Digital currency is any form of money that exists purely in electronic form — encompassing cryptocurrencies, stablecoins, CBDCs, and digital representations of traditional currency.

WHY IT MATTERS

Digital currency is the broadest category: any money that's electronic. This includes crypto (Bitcoin, Ethereum), stablecoins (USDC, USDT), CBDCs (digital yuan, digital euro), and even digital bank deposits (most money in your bank account is already digital).

The key distinction is between: decentralized digital currency (crypto, no central authority), centralized digital currency (CBDCs, central bank controlled), and private digital money (stablecoins, company-issued).

The digital currency landscape is converging: central banks studying CBDCs, stablecoins achieving regulatory frameworks, and crypto finding its role as permissionless money. The future is digital — the debate is about who controls it.
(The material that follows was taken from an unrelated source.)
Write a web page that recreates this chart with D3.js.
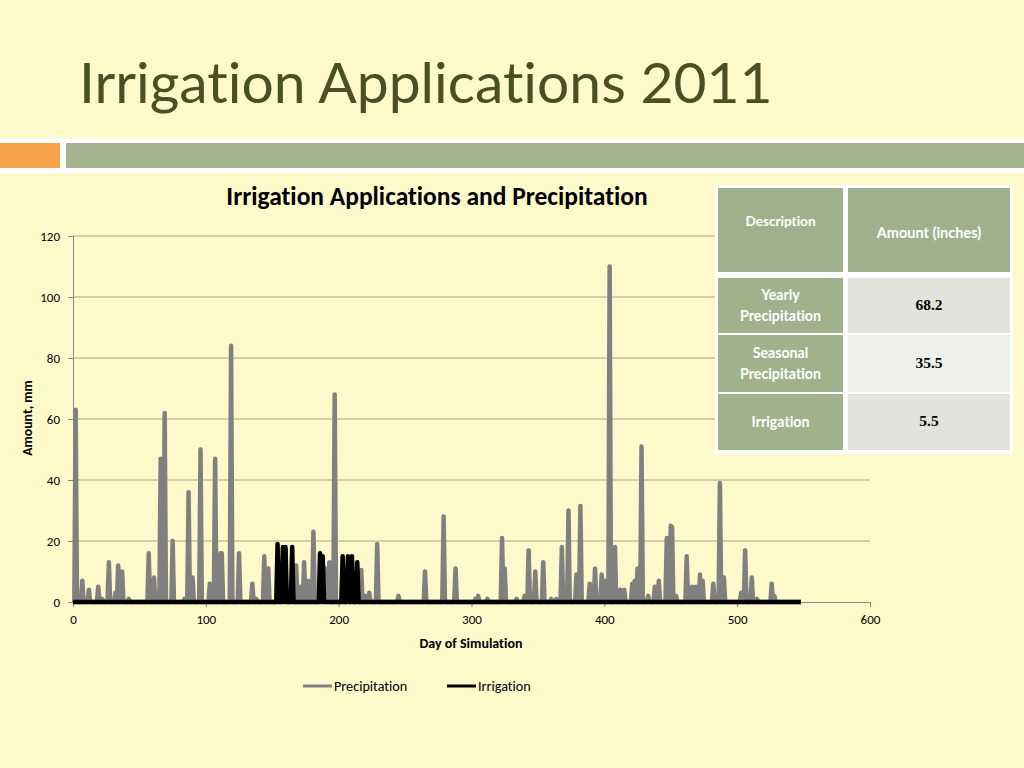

FREQUENTLY ASKED QUESTIONS

Is crypto the same as digital currency?
Crypto is a type of digital currency — specifically, decentralized digital currency. Not all digital currency is crypto (CBDCs are centralized, digital bank money is traditional).
What is CBDC?
Central Bank Digital Currency — digital money issued directly by a central bank. Unlike crypto, CBDCs are centralized, government-controlled, and may enable transaction monitoring.
Will digital currency replace cash?
Physical cash is declining globally. Digital forms (bank deposits, crypto, CBDCs) are growing. Full replacement is unlikely near-term but the trend is clearly toward digital-first money.